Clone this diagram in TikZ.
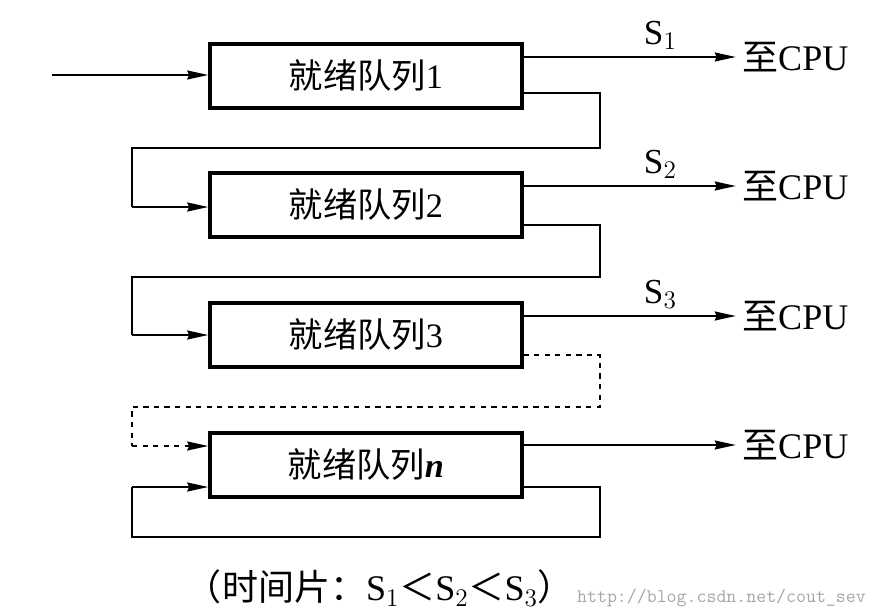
\documentclass[tikz,border=0pt]{standalone}
\usepackage{fontspec}
\setmainfont{Liberation Serif}
\newfontfamily\cjk{Noto Sans CJK SC}
\usetikzlibrary{arrows.meta,positioning}

\begin{document}
\begin{tikzpicture}[x=0.02cm,y=-0.02cm,
	queue/.style={draw=black,line width=1.8pt,minimum width=6.24cm,minimum height=1.28cm,font=\fontsize{19.5}{22}\selectfont},
	flow/.style={line width=1.5pt,-{Stealth[length=12pt,width=5pt,inset=1pt]}},
	loop/.style={line width=1.5pt},
	cpu/.style={font=\fontsize{20.5}{23}\selectfont,anchor=west}]
	\useasboundingbox (0,0) rectangle (876,615);

	\node[queue] (a) at (366, 76)  {{\cjk 就绪队列}1};
	\node[queue] (b) at (366, 205) {{\cjk 就绪队列}2};
	\node[queue] (c) at (366, 335) {{\cjk 就绪队列}3};
	\node[queue] (n) at (366, 465) {{\cjk 就绪队列}\textit{\textbf{n}}};

	\node[cpu] (ca) at (736, 57)  {{\cjk 至}CPU};
	\node[cpu] (cb) at (736, 186) {{\cjk 至}CPU};
	\node[cpu] (cc) at (736, 316) {{\cjk 至}CPU};
	\node[cpu] (cn) at (736, 445) {{\cjk 至}CPU};

	\coordinate (in) at (52, 75);
	\path[flow] (in) edge (in -| a.west);
	\path[flow] (a.east |- ca) edge node[above right=0pt and 4pt,font=\fontsize{20}{22}\selectfont]{S$_1$} (ca);
	\path[flow] (b.east |- cb) edge node[above right=0pt and 4pt,font=\fontsize{20}{22}\selectfont]{S$_2$} (cb);
	\path[flow] (c.east |- cc) edge node[above right=0pt and 4pt,font=\fontsize{20}{22}\selectfont]{S$_3$} (cc);
	\path[flow] (n.east |- cn) edge (cn);

	\draw[loop] (a.east |- 0,93) -| (600,148) -| (132,207);
	\draw[flow] (132,207) -- (b.west |- 0,207);
	\draw[loop] (b.east |- 0,225) -| (600,277) -| (132,335);
	\draw[flow] (132,335) -- (c.west |- 0,335);
	\draw[loop,dashed] (c.east |- 0,355) -| (600,407) -| (132,446);
	\draw[flow,dashed] (132,446) -- (n.west |- 0,446);
	\draw[loop] (n.east |- 0,487) -| (600,537) -| (132,487);
	\draw[flow] (132,487) -- (n.west |- 0,487);

	\node[font=\fontsize{20.5}{23}\selectfont] (t) at (380, 588) {{\cjk （时间片：}S$_1${\cjk ＜}S$_2${\cjk ＜}S$_3${\cjk ）}};
	\node[font=\ttfamily\fontsize{11}{13}\selectfont,text=black!35,anchor=east] (w) at (872, 598) {http://blog.csdn.net/cout\_sev};
\end{tikzpicture}
\end{document}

• Task goal:
Give all the lines above again, character for character, without pictures.

• Result:
Clone this diagram in TikZ.
\documentclass[tikz,border=0pt]{standalone}
\usepackage{fontspec}
\setmainfont{Liberation Serif}
\newfontfamily\cjk{Noto Sans CJK SC}
\usetikzlibrary{arrows.meta,positioning}

\begin{document}
\begin{tikzpicture}[x=0.02cm,y=-0.02cm,
	queue/.style={draw=black,line width=1.8pt,minimum width=6.24cm,minimum height=1.28cm,font=\fontsize{19.5}{22}\selectfont},
	flow/.style={line width=1.5pt,-{Stealth[length=12pt,width=5pt,inset=1pt]}},
	loop/.style={line width=1.5pt},
	cpu/.style={font=\fontsize{20.5}{23}\selectfont,anchor=west}]
	\useasboundingbox (0,0) rectangle (876,615);

	\node[queue] (a) at (366, 76)  {{\cjk 就绪队列}1};
	\node[queue] (b) at (366, 205) {{\cjk 就绪队列}2};
	\node[queue] (c) at (366, 335) {{\cjk 就绪队列}3};
	\node[queue] (n) at (366, 465) {{\cjk 就绪队列}\textit{\textbf{n}}};

	\node[cpu] (ca) at (736, 57)  {{\cjk 至}CPU};
	\node[cpu] (cb) at (736, 186) {{\cjk 至}CPU};
	\node[cpu] (cc) at (736, 316) {{\cjk 至}CPU};
	\node[cpu] (cn) at (736, 445) {{\cjk 至}CPU};

	\coordinate (in) at (52, 75);
	\path[flow] (in) edge (in -| a.west);
	\path[flow] (a.east |- ca) edge node[above right=0pt and 4pt,font=\fontsize{20}{22}\selectfont]{S$_1$} (ca);
	\path[flow] (b.east |- cb) edge node[above right=0pt and 4pt,font=\fontsize{20}{22}\selectfont]{S$_2$} (cb);
	\path[flow] (c.east |- cc) edge node[above right=0pt and 4pt,font=\fontsize{20}{22}\selectfont]{S$_3$} (cc);
	\path[flow] (n.east |- cn) edge (cn);

	\draw[loop] (a.east |- 0,93) -| (600,148) -| (132,207);
	\draw[flow] (132,207) -- (b.west |- 0,207);
	\draw[loop] (b.east |- 0,225) -| (600,277) -| (132,335);
	\draw[flow] (132,335) -- (c.west |- 0,335);
	\draw[loop,dashed] (c.east |- 0,355) -| (600,407) -| (132,446);
	\draw[flow,dashed] (132,446) -- (n.west |- 0,446);
	\draw[loop] (n.east |- 0,487) -| (600,537) -| (132,487);
	\draw[flow] (132,487) -- (n.west |- 0,487);

	\node[font=\fontsize{20.5}{23}\selectfont] (t) at (380, 588) {{\cjk （时间片：}S$_1${\cjk ＜}S$_2${\cjk ＜}S$_3${\cjk ）}};
	\node[font=\ttfamily\fontsize{11}{13}\selectfont,text=black!35,anchor=east] (w) at (872, 598) {http://blog.csdn.net/cout\_sev};
\end{tikzpicture}
\end{document}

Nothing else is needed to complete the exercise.